Pour Michelle Rousseau, qui s'est formée au coaching qu'elle pratique désormais auprès des CSE, la résolution de cette question sensible passe d'abord par la reconnaissance, par la communauté du CSE, qu'il s'agit d'un problème non individuel mais global. "Quelle est la responsabilité collective de l'instance dans cette situation de décrochage de certains élus ?" est la première question, selon elle, à se poser.  Cela doit ensuite conduire les élus à revoir leur organisation de travail. "Quand on accompagne des collectifs d'élus, nous les incitons à définir des priorités et à déterminer quelles sont les aptitudes, compétences et accointances de chaque élu.
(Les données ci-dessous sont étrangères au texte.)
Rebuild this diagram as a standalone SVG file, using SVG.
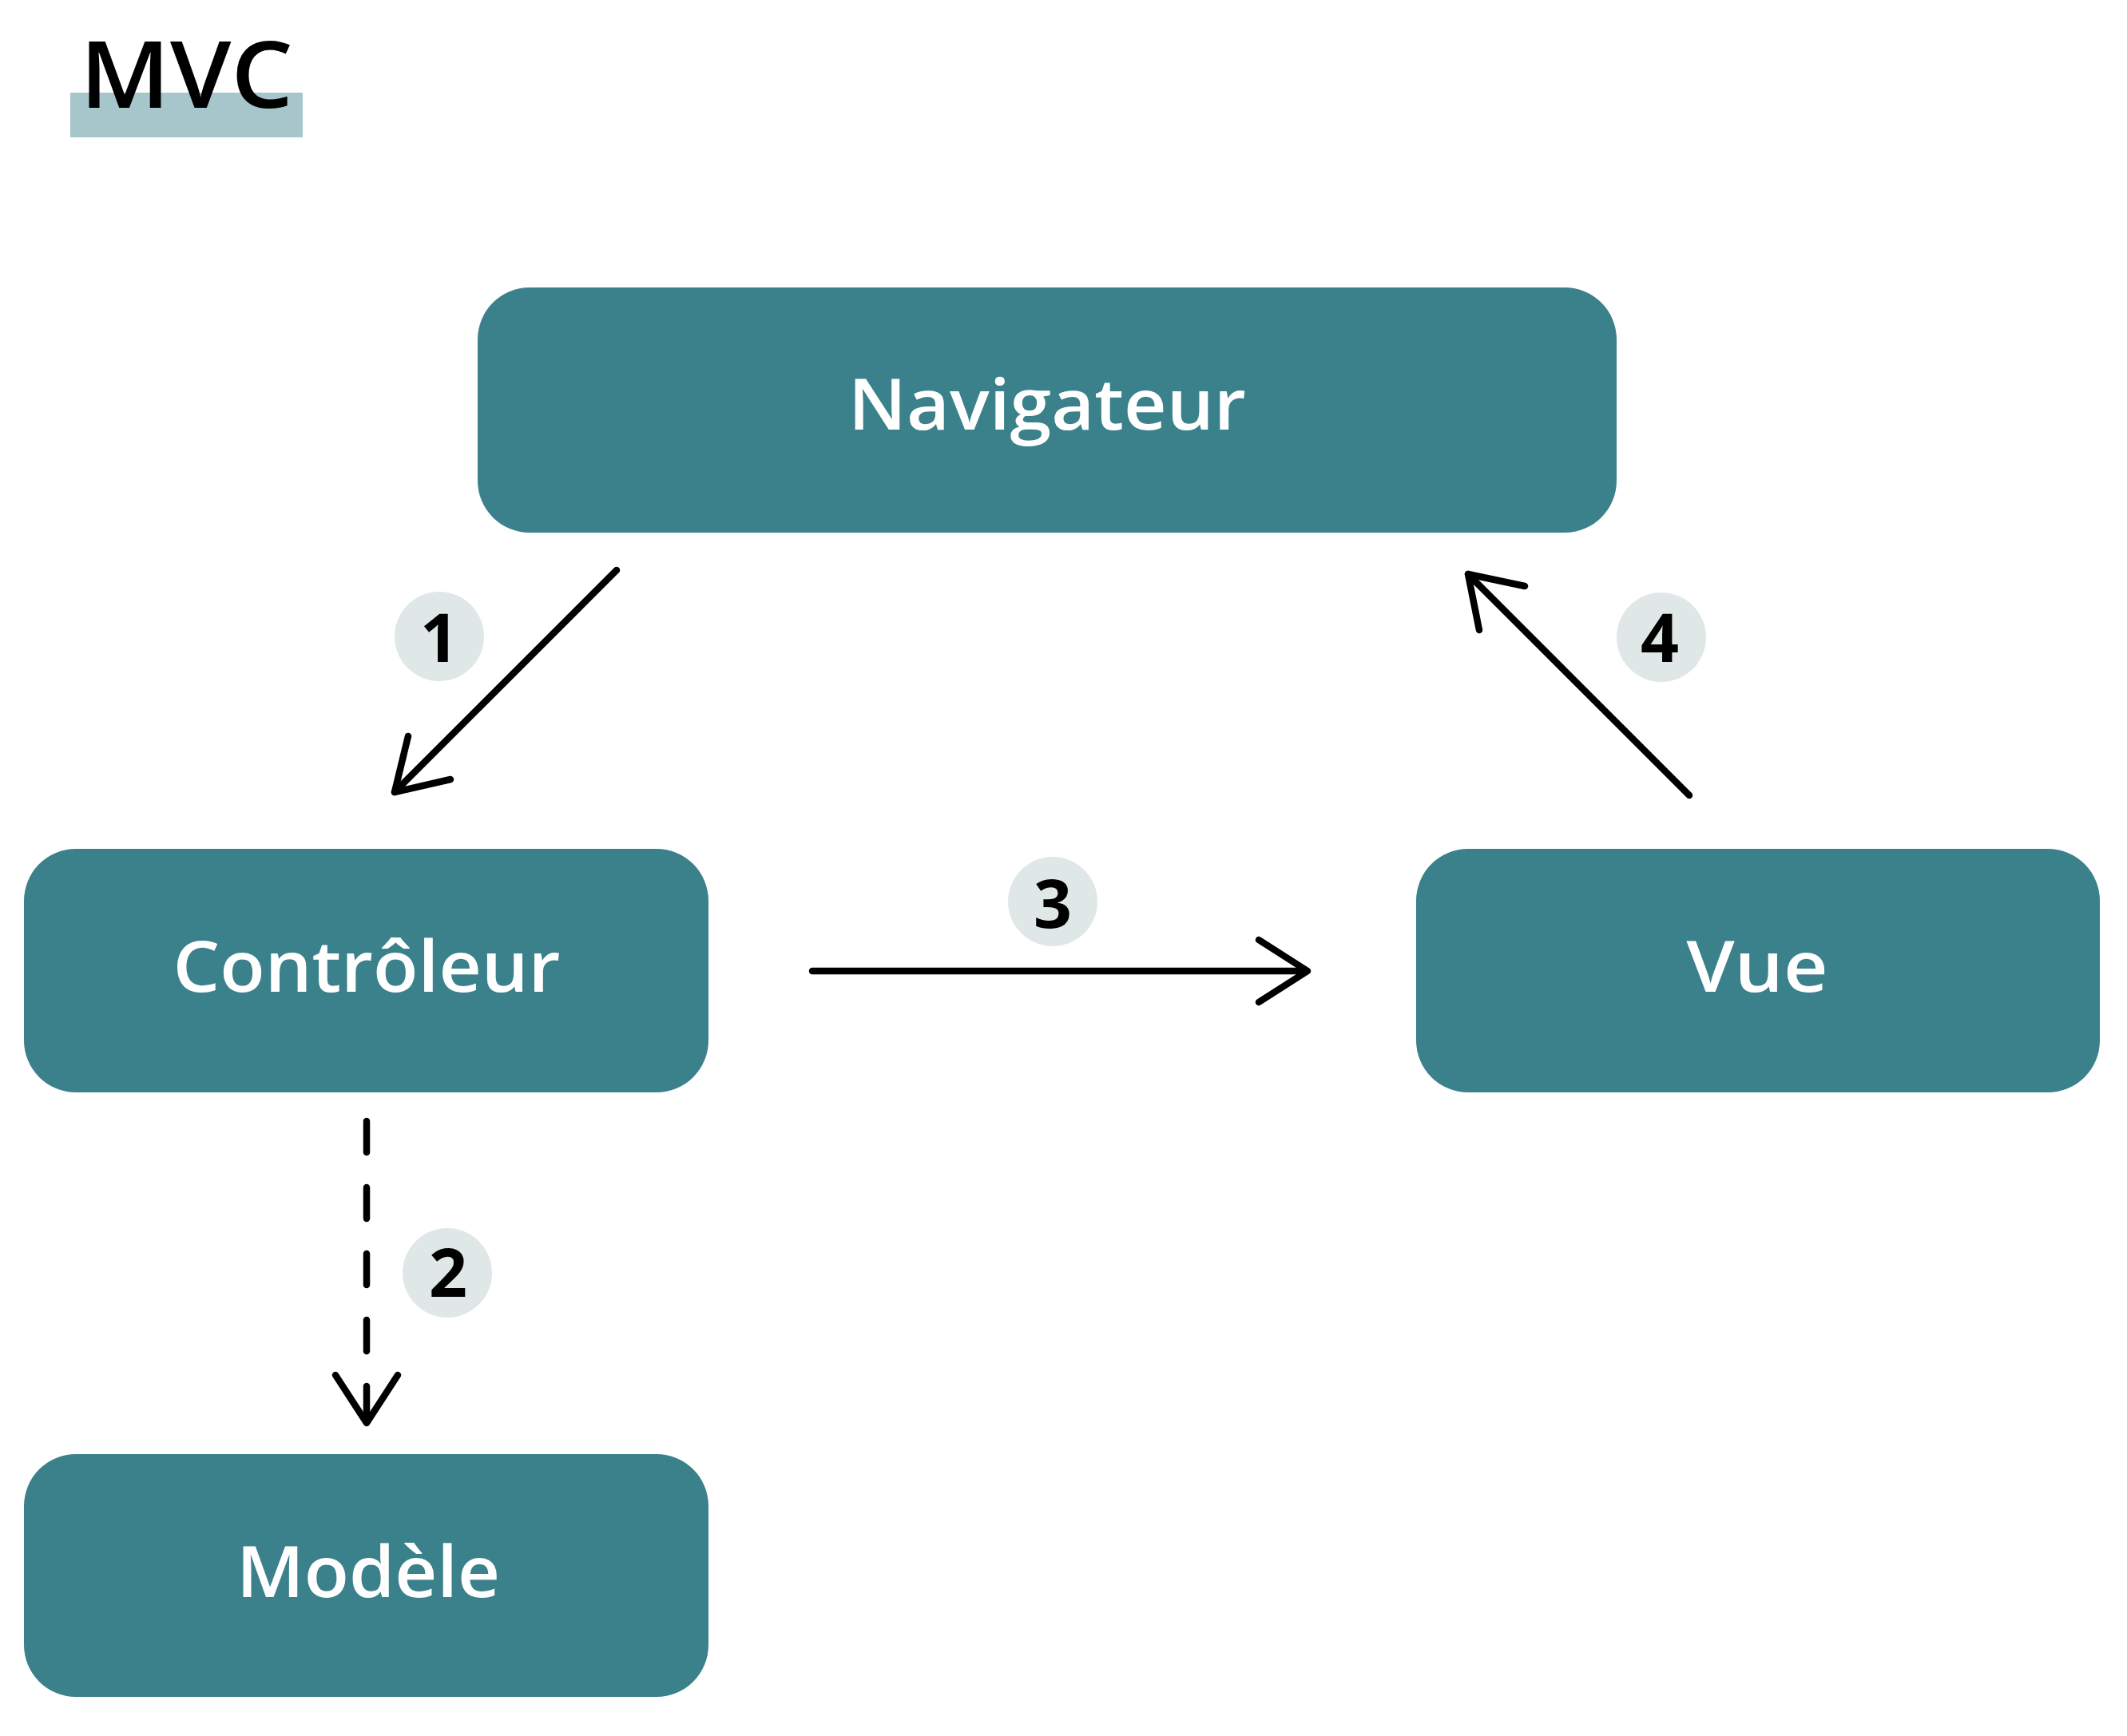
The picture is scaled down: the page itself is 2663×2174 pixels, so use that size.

Il faut se mettre autour de la table et demander : "Et toi, qu'est-ce qui t'intéresses ?" A partir de là, on fait des allers-retours pour définir une répartition des rôles et une méthode de travail. C'est un peu comme quand on coache une équipe d'ingénieurs chargés d'un développement. Les CSE ne doivent pas se priver de ces techniques d'animation et de cohésion d'équipe en partageant le même objectif", détaille Michelle Rousseau. A cela s'ajoute une stratégie de montée en compétences des élus sur la connaissance des sujets et sur l'approche juridique : "Par exemple, on ne va pas déclencher d'emblée une demande d'expertise, mais on va produire des analyses, lancer des alertes, et ensuite seulement envisager l'expertise". 

Clémentine Auburtin est également convaincue de l'importance de soigner le travail collectif au sein des CSE. Mais, confie-t-elle, il reste difficile de mobiliser les élus de CSE autour de formations inter-CSE portant sur le travail collectif, sur l'animation d'équipe, des points jugés moins importants que d'autres. Acquérir des méthodes de travail ensemble, c'est pourtant essentiel, insiste la directrice de Cezam Auvergne-Rhône-Alpes. Qui en profite, au passage, pour "vendre" l'approche de son association : "Chez Cezam, nous essayons d'accompagner les élus de tous les CSE en leur proposant de prendre en charge des missions techniques et organisationnelles (organisation de la billetterie, conception de la communication du CSE vers les salariés, aide à la rédaction du procès-verbal, etc.), afin qu'ils puissent se concentrer sur les prérogatives économiques, par exemple". 

 

(1) Cabinet d'expertise en santé, sécurité et conditions de travail pour les représentants du personnel, Agate travaille en partenariat avec le cabinet AKP conseils, un conseil d'expertise comptable.